**TASK PROMPT**
Your task is to write out only the lines running from the line with "Generate a web" to the line with "0.5244, 0.8416, 1.2816];", both ends kept, with no images.
--------------------------------------------------
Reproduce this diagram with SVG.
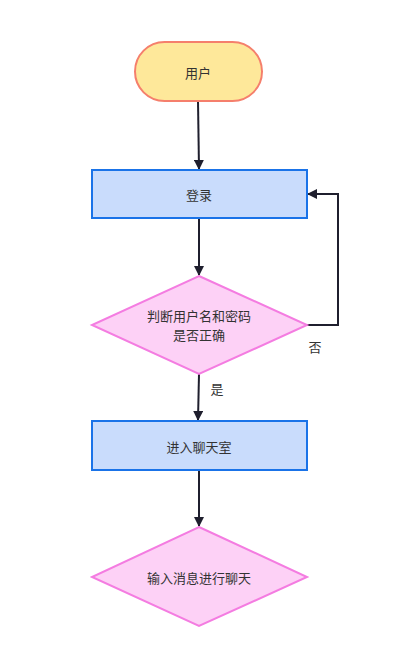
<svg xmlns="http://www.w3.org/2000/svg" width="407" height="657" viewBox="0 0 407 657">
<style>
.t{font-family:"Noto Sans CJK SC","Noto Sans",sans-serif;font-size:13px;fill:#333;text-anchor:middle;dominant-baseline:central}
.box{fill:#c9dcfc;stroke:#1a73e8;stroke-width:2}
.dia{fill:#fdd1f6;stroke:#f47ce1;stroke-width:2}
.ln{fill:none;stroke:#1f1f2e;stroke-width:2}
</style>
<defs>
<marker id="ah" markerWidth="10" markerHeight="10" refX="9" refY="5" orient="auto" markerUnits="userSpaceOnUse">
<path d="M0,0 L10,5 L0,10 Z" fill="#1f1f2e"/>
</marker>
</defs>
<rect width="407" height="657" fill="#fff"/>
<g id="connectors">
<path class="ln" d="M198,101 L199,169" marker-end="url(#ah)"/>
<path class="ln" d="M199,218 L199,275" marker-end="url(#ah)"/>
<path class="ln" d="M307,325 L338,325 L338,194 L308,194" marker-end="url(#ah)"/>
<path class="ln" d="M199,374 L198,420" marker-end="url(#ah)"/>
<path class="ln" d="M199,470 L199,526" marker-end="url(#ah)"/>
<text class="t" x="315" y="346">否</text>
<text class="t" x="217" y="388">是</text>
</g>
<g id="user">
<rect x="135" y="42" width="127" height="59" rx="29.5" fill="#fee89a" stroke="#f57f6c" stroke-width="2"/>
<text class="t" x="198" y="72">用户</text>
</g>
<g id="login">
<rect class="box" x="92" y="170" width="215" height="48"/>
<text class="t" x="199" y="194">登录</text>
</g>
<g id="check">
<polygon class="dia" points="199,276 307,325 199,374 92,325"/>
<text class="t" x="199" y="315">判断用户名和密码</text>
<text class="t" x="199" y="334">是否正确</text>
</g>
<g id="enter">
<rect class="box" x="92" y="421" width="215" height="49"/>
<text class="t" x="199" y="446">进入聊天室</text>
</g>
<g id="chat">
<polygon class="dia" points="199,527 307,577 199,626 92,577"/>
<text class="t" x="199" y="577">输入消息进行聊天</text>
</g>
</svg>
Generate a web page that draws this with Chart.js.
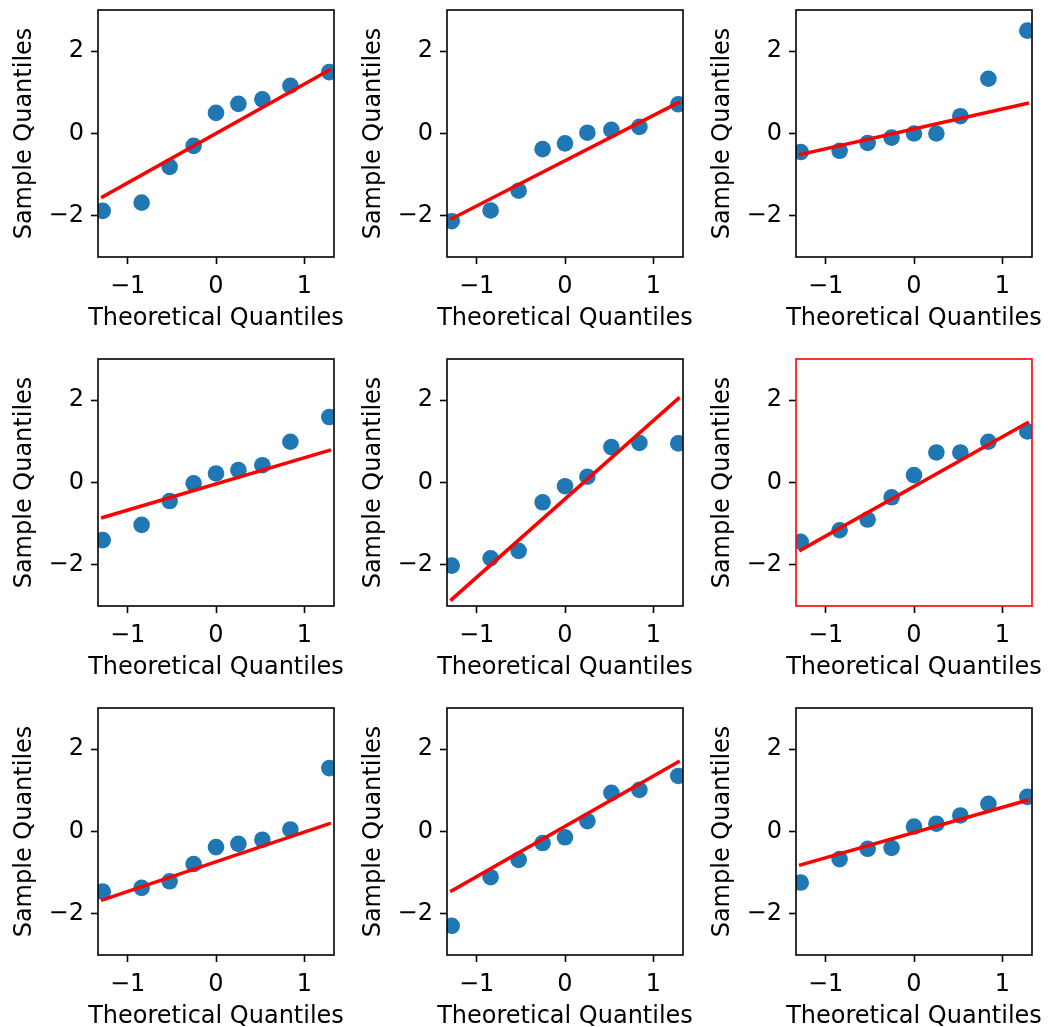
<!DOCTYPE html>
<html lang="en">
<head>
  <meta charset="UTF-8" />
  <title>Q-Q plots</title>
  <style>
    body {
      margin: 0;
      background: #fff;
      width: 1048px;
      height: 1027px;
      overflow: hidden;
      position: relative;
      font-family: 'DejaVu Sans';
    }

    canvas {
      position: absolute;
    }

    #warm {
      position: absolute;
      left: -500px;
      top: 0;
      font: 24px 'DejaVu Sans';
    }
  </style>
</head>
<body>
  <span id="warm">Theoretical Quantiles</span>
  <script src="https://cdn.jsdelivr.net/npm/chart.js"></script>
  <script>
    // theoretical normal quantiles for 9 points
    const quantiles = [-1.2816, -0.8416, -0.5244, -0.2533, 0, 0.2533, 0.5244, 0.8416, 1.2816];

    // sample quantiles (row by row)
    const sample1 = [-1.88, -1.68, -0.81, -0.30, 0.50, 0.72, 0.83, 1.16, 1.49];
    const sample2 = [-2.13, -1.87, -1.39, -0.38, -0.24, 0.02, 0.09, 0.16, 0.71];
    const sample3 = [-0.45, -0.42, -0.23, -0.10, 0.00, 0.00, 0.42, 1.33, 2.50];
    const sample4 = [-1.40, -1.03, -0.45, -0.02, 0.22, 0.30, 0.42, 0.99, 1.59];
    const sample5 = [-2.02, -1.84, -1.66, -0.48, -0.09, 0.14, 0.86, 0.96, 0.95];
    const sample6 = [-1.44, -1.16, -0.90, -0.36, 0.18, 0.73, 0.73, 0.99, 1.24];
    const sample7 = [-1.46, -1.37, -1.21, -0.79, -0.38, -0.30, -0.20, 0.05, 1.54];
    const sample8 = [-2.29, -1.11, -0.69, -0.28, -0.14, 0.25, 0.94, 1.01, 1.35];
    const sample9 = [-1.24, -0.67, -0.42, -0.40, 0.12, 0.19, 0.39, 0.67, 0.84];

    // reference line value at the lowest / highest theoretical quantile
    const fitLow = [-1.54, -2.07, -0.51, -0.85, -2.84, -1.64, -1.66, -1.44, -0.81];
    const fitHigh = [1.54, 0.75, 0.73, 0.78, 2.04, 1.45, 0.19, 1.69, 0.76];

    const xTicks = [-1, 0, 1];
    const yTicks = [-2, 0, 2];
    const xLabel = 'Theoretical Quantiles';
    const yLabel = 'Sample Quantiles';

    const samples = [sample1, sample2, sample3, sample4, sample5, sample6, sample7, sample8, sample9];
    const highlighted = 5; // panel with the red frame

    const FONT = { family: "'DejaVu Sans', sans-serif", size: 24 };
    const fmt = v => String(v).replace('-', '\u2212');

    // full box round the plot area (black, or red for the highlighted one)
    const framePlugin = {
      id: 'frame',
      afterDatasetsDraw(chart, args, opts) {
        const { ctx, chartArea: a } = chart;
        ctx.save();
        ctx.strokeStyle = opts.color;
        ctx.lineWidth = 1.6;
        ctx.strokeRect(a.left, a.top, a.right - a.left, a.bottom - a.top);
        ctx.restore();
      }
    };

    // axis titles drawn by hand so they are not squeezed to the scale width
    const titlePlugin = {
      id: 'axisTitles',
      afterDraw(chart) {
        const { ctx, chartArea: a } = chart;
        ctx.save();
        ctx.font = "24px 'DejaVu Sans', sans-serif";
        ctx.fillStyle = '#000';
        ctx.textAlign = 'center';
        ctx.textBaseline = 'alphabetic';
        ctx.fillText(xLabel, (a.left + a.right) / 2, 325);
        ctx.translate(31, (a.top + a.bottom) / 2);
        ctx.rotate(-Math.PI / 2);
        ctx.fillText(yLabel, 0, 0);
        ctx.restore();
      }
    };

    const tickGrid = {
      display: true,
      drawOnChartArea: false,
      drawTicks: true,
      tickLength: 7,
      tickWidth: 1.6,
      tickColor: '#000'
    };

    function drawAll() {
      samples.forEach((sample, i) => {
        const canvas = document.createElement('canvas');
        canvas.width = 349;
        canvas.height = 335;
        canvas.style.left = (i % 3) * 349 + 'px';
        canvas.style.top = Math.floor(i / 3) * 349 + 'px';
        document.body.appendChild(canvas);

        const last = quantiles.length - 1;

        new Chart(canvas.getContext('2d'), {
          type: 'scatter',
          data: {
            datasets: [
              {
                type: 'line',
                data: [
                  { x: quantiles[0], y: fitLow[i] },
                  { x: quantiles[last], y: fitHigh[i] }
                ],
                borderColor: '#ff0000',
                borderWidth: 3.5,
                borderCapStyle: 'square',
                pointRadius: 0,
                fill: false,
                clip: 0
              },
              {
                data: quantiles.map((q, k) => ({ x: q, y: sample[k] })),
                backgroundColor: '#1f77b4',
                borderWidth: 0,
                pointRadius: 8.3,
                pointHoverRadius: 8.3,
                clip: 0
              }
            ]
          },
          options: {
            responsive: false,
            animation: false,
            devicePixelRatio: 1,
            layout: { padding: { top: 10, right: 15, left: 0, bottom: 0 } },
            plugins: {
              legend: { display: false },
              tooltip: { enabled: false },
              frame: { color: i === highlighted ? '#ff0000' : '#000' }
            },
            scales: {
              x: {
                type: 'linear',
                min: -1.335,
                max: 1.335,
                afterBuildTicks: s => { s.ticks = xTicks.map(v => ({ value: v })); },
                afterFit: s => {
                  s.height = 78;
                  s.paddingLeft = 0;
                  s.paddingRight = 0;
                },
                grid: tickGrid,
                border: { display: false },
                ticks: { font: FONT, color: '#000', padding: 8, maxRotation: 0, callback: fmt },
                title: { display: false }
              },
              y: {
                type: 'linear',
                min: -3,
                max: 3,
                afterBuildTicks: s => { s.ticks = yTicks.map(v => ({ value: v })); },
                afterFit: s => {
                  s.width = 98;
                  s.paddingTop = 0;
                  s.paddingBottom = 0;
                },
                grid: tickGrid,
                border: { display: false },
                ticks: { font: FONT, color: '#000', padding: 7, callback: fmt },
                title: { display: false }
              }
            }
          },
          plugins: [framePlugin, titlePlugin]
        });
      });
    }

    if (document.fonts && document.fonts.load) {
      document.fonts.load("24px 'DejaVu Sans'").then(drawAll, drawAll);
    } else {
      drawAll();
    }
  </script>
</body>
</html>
--------------------------------------------------
**FINISHED EXERCISE**
Generate a web page that draws this with Chart.js.
<!DOCTYPE html>
<html lang="en">
<head>
  <meta charset="UTF-8" />
  <title>Q-Q plots</title>
  <style>
    body {
      margin: 0;
      background: #fff;
      width: 1048px;
      height: 1027px;
      overflow: hidden;
      position: relative;
      font-family: 'DejaVu Sans';
    }

    canvas {
      position: absolute;
    }

    #warm {
      position: absolute;
      left: -500px;
      top: 0;
      font: 24px 'DejaVu Sans';
    }
  </style>
</head>
<body>
  <span id="warm">Theoretical Quantiles</span>
  <script src="https://cdn.jsdelivr.net/npm/chart.js"></script>
  <script>
    // theoretical normal quantiles for 9 points
    const quantiles = [-1.2816, -0.8416, -0.5244, -0.2533, 0, 0.2533, 0.5244, 0.8416, 1.2816];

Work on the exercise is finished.